YOUR INSTRUCTIONS |
Extract the whole listing as it stands. Do not include the pictures.
====== PROVIDED DATA
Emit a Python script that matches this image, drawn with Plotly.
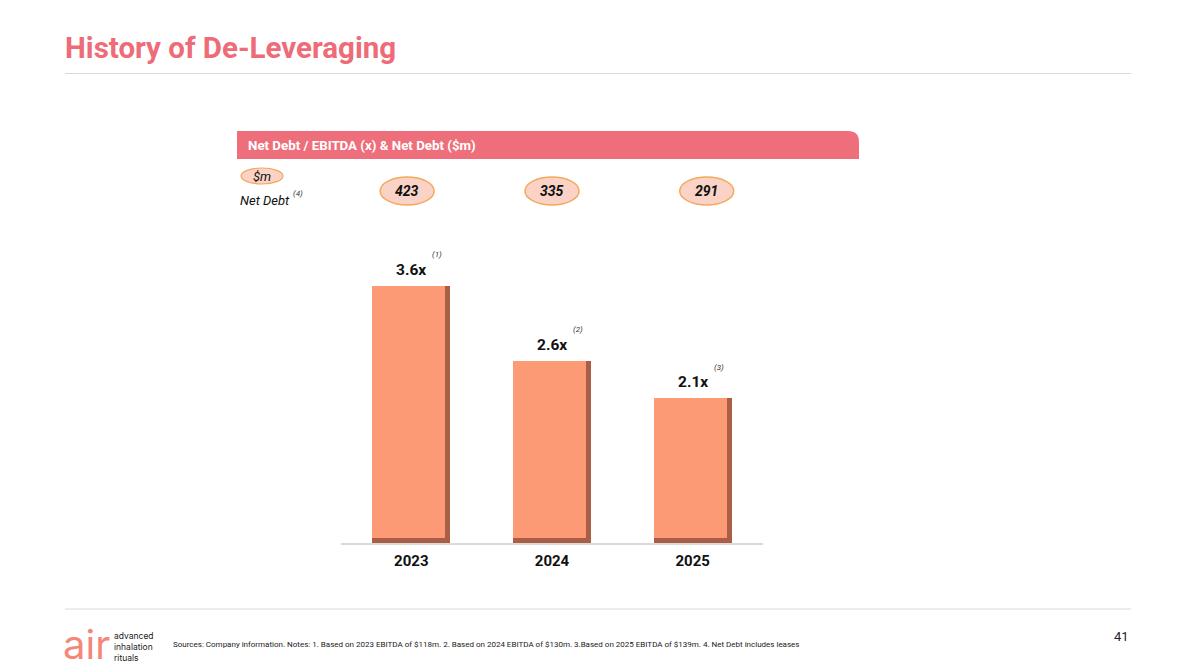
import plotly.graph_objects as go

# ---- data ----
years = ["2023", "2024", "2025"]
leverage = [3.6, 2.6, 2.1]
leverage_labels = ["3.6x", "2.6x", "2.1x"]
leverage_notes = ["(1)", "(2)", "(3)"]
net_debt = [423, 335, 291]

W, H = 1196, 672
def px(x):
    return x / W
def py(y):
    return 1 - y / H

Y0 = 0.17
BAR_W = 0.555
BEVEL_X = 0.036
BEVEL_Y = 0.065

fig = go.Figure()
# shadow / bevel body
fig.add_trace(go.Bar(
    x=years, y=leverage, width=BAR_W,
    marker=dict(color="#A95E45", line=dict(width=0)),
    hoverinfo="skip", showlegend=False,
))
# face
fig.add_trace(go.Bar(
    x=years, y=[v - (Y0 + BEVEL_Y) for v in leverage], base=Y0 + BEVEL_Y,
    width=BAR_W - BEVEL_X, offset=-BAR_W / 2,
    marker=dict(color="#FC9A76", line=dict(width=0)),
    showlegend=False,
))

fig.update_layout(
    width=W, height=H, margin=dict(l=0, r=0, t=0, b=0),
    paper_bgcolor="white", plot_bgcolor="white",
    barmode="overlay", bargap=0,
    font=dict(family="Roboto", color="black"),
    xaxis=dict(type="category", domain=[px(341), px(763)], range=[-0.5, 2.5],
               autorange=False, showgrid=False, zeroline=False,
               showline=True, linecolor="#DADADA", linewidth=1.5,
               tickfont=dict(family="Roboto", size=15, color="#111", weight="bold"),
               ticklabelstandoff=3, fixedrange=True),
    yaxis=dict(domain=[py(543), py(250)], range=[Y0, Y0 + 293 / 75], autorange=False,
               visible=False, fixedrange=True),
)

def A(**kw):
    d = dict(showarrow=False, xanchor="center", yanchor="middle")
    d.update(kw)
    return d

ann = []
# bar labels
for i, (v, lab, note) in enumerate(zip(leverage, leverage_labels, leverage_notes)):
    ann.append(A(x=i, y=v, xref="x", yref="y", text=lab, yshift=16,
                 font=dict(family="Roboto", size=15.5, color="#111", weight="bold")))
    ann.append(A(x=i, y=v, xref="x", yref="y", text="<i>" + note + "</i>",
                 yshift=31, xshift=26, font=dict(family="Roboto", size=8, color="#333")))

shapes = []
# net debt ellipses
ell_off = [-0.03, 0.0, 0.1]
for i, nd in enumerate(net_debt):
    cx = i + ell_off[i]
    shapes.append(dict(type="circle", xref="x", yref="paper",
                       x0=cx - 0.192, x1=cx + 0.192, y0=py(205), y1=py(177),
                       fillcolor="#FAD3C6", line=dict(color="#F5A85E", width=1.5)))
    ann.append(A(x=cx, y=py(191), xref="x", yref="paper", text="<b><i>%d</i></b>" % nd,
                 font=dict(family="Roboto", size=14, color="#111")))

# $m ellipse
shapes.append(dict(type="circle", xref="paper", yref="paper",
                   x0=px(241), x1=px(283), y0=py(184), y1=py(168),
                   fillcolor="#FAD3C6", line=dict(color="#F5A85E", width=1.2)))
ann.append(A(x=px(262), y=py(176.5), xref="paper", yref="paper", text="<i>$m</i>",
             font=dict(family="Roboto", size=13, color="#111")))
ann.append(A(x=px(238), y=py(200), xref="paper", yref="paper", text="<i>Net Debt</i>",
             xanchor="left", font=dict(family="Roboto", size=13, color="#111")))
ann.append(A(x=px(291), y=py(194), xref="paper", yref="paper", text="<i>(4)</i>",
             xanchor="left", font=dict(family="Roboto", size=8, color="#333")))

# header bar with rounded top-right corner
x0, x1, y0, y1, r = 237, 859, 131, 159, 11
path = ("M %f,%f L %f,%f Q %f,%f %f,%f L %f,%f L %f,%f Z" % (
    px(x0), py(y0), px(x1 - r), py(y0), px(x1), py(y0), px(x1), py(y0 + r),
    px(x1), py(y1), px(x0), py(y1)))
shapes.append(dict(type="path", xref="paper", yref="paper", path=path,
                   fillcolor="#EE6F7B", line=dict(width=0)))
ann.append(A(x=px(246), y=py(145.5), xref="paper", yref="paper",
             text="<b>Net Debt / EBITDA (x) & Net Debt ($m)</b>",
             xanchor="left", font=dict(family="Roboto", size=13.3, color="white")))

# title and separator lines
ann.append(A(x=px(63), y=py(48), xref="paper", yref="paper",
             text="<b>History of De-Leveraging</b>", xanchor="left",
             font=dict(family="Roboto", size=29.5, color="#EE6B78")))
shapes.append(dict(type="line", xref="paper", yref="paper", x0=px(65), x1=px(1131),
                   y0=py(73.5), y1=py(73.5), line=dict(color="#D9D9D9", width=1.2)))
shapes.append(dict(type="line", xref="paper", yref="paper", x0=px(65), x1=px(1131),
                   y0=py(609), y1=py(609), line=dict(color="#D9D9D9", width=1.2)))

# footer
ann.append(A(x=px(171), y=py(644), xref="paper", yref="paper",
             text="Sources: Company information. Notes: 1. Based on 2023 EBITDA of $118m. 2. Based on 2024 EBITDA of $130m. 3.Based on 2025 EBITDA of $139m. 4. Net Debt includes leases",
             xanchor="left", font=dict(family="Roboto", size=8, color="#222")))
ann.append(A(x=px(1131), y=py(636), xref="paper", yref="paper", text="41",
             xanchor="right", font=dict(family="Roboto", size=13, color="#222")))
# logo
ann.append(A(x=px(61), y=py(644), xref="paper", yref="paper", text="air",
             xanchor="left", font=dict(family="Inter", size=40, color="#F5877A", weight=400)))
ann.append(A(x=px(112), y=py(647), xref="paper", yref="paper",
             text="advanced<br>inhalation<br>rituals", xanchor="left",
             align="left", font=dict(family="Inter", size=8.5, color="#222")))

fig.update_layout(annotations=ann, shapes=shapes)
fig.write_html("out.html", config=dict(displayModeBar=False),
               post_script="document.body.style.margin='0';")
============
RESULT OF THIS EXERCISE |
Emit a Python script that matches this image, drawn with Plotly.
import plotly.graph_objects as go

# ---- data ----
years = ["2023", "2024", "2025"]
leverage = [3.6, 2.6, 2.1]
leverage_labels = ["3.6x", "2.6x", "2.1x"]
leverage_notes = ["(1)", "(2)", "(3)"]
net_debt = [423, 335, 291]

W, H = 1196, 672
def px(x):
    return x / W
def py(y):
    return 1 - y / H

Y0 = 0.17
BAR_W = 0.555
BEVEL_X = 0.036
BEVEL_Y = 0.065

fig = go.Figure()
# shadow / bevel body
fig.add_trace(go.Bar(
    x=years, y=leverage, width=BAR_W,
    marker=dict(color="#A95E45", line=dict(width=0)),
    hoverinfo="skip", showlegend=False,
))
# face
fig.add_trace(go.Bar(
    x=years, y=[v - (Y0 + BEVEL_Y) for v in leverage], base=Y0 + BEVEL_Y,
    width=BAR_W - BEVEL_X, offset=-BAR_W / 2,
    marker=dict(color="#FC9A76", line=dict(width=0)),
    showlegend=False,
))

fig.update_layout(
    width=W, height=H, margin=dict(l=0, r=0, t=0, b=0),
    paper_bgcolor="white", plot_bgcolor="white",
    barmode="overlay", bargap=0,
    font=dict(family="Roboto", color="black"),
    xaxis=dict(type="category", domain=[px(341), px(763)], range=[-0.5, 2.5],
               autorange=False, showgrid=False, zeroline=False,
               showline=True, linecolor="#DADADA", linewidth=1.5,
               tickfont=dict(family="Roboto", size=15, color="#111", weight="bold"),
               ticklabelstandoff=3, fixedrange=True),
    yaxis=dict(domain=[py(543), py(250)], range=[Y0, Y0 + 293 / 75], autorange=False,
               visible=False, fixedrange=True),
)

def A(**kw):
    d = dict(showarrow=False, xanchor="center", yanchor="middle")
    d.update(kw)
    return d

ann = []
# bar labels
for i, (v, lab, note) in enumerate(zip(leverage, leverage_labels, leverage_notes)):
    ann.append(A(x=i, y=v, xref="x", yref="y", text=lab, yshift=16,
                 font=dict(family="Roboto", size=15.5, color="#111", weight="bold")))
    ann.append(A(x=i, y=v, xref="x", yref="y", text="<i>" + note + "</i>",
                 yshift=31, xshift=26, font=dict(family="Roboto", size=8, color="#333")))

shapes = []
# net debt ellipses
ell_off = [-0.03, 0.0, 0.1]
for i, nd in enumerate(net_debt):
    cx = i + ell_off[i]
    shapes.append(dict(type="circle", xref="x", yref="paper",
                       x0=cx - 0.192, x1=cx + 0.192, y0=py(205), y1=py(177),
                       fillcolor="#FAD3C6", line=dict(color="#F5A85E", width=1.5)))
    ann.append(A(x=cx, y=py(191), xref="x", yref="paper", text="<b><i>%d</i></b>" % nd,
                 font=dict(family="Roboto", size=14, color="#111")))

# $m ellipse
shapes.append(dict(type="circle", xref="paper", yref="paper",
                   x0=px(241), x1=px(283), y0=py(184), y1=py(168),
                   fillcolor="#FAD3C6", line=dict(color="#F5A85E", width=1.2)))
ann.append(A(x=px(262), y=py(176.5), xref="paper", yref="paper", text="<i>$m</i>",
             font=dict(family="Roboto", size=13, color="#111")))
ann.append(A(x=px(238), y=py(200), xref="paper", yref="paper", text="<i>Net Debt</i>",
             xanchor="left", font=dict(family="Roboto", size=13, color="#111")))
ann.append(A(x=px(291), y=py(194), xref="paper", yref="paper", text="<i>(4)</i>",
             xanchor="left", font=dict(family="Roboto", size=8, color="#333")))

# header bar with rounded top-right corner
x0, x1, y0, y1, r = 237, 859, 131, 159, 11
path = ("M %f,%f L %f,%f Q %f,%f %f,%f L %f,%f L %f,%f Z" % (
    px(x0), py(y0), px(x1 - r), py(y0), px(x1), py(y0), px(x1), py(y0 + r),
    px(x1), py(y1), px(x0), py(y1)))
shapes.append(dict(type="path", xref="paper", yref="paper", path=path,
                   fillcolor="#EE6F7B", line=dict(width=0)))
ann.append(A(x=px(246), y=py(145.5), xref="paper", yref="paper",
             text="<b>Net Debt / EBITDA (x) & Net Debt ($m)</b>",
             xanchor="left", font=dict(family="Roboto", size=13.3, color="white")))

# title and separator lines
ann.append(A(x=px(63), y=py(48), xref="paper", yref="paper",
             text="<b>History of De-Leveraging</b>", xanchor="left",
             font=dict(family="Roboto", size=29.5, color="#EE6B78")))
shapes.append(dict(type="line", xref="paper", yref="paper", x0=px(65), x1=px(1131),
                   y0=py(73.5), y1=py(73.5), line=dict(color="#D9D9D9", width=1.2)))
shapes.append(dict(type="line", xref="paper", yref="paper", x0=px(65), x1=px(1131),
                   y0=py(609), y1=py(609), line=dict(color="#D9D9D9", width=1.2)))

# footer
ann.append(A(x=px(171), y=py(644), xref="paper", yref="paper",
             text="Sources: Company information. Notes: 1. Based on 2023 EBITDA of $118m. 2. Based on 2024 EBITDA of $130m. 3.Based on 2025 EBITDA of $139m. 4. Net Debt includes leases",
             xanchor="left", font=dict(family="Roboto", size=8, color="#222")))
ann.append(A(x=px(1131), y=py(636), xref="paper", yref="paper", text="41",
             xanchor="right", font=dict(family="Roboto", size=13, color="#222")))
# logo
ann.append(A(x=px(61), y=py(644), xref="paper", yref="paper", text="air",
             xanchor="left", font=dict(family="Inter", size=40, color="#F5877A", weight=400)))
ann.append(A(x=px(112), y=py(647), xref="paper", yref="paper",
             text="advanced<br>inhalation<br>rituals", xanchor="left",
             align="left", font=dict(family="Inter", size=8.5, color="#222")))

fig.update_layout(annotations=ann, shapes=shapes)
fig.write_html("out.html", config=dict(displayModeBar=False),
               post_script="document.body.style.margin='0';")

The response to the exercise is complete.